Whatever the “real” reading may be, we need to consider that the poetry of Donne and other major authors was circulating in a sea of texts that are relatively unattended by modern critics, and that those texts communicate with, respond to, and engage these authors and their works even as they may have challenged and muddled them for early modern readers. 

As instructors, introducing students to these contexts has the potential to be a great pedagogical tool. For instance, we might normally invite them to read only a handful of the thousands of sonnets that survive; is there a teachable moment in offering up a really rotten one just to demonstrate how good some other poems are?
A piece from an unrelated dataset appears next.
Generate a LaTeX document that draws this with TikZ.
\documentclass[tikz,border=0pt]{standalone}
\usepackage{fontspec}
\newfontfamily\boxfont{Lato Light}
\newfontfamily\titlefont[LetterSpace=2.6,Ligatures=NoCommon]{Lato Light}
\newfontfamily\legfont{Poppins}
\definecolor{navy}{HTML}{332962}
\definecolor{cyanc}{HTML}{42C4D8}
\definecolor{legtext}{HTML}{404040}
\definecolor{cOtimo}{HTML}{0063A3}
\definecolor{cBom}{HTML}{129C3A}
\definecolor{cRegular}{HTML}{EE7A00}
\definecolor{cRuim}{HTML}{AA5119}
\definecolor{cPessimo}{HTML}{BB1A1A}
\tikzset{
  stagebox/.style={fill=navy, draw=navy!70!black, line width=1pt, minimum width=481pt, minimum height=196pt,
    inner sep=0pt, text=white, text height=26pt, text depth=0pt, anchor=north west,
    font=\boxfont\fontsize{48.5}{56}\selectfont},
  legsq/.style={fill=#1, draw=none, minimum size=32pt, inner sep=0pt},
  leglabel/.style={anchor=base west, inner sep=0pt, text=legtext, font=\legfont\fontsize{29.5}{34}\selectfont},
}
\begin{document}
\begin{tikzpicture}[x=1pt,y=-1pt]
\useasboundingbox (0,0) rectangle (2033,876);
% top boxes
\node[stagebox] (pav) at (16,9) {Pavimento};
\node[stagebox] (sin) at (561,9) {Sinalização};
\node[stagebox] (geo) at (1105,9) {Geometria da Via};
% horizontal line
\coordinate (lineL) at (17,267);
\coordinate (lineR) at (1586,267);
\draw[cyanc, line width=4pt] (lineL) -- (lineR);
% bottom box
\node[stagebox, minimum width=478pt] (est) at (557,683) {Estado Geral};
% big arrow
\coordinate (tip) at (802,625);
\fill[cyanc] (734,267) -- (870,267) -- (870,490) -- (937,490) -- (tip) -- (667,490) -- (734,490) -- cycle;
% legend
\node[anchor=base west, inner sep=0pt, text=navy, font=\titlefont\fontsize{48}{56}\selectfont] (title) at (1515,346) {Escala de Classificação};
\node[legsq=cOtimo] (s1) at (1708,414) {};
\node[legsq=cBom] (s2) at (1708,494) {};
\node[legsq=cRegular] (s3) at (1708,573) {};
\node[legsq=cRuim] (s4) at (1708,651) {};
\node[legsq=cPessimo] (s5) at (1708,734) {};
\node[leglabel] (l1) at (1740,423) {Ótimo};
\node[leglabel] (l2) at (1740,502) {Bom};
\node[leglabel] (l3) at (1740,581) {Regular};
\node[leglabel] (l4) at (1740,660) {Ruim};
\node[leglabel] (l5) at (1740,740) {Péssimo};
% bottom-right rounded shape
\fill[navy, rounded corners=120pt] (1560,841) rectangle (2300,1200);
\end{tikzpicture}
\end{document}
Doesn’t reading Donne’s “Go, catche a fallinge starre” in light of “Catch me a star” enrich our appreciation of the former?

Addendum

Gephi Visualization Showing the Manuscript Circulation of the “Star” and “Paper” Poems

I was also very interested to discover that like circulates with like. This visualization of data I pulled and curated from an early version of the STEMMA database tells that story. Each pink node in the visualization above is a manuscript, and the edges between pink and green nodes indicates that the corresponding poem is present in that manuscript. While the star poems circulate together in two manuscripts, the paper poems never appear together. Perhaps more fascinating (but not surprising?), even this small data set reaffirms our notions of authoritative manuscripts, as Donne’s poems circulate with one another just as frequently as their imitations circulate together. I’ll be particularly curious to see if this remains true when exploring the STEMMA network at scale. Such experiments will give us another method of verifying how valid our perceptions about authoritative readings might be, and they will also help us see whether authoritative readings in a single manuscript persist across authors and poem types. In other words, is an authoritative manuscript of Donne’s poems more likely to contain authoritative copies of the work of other authors or other poems in general?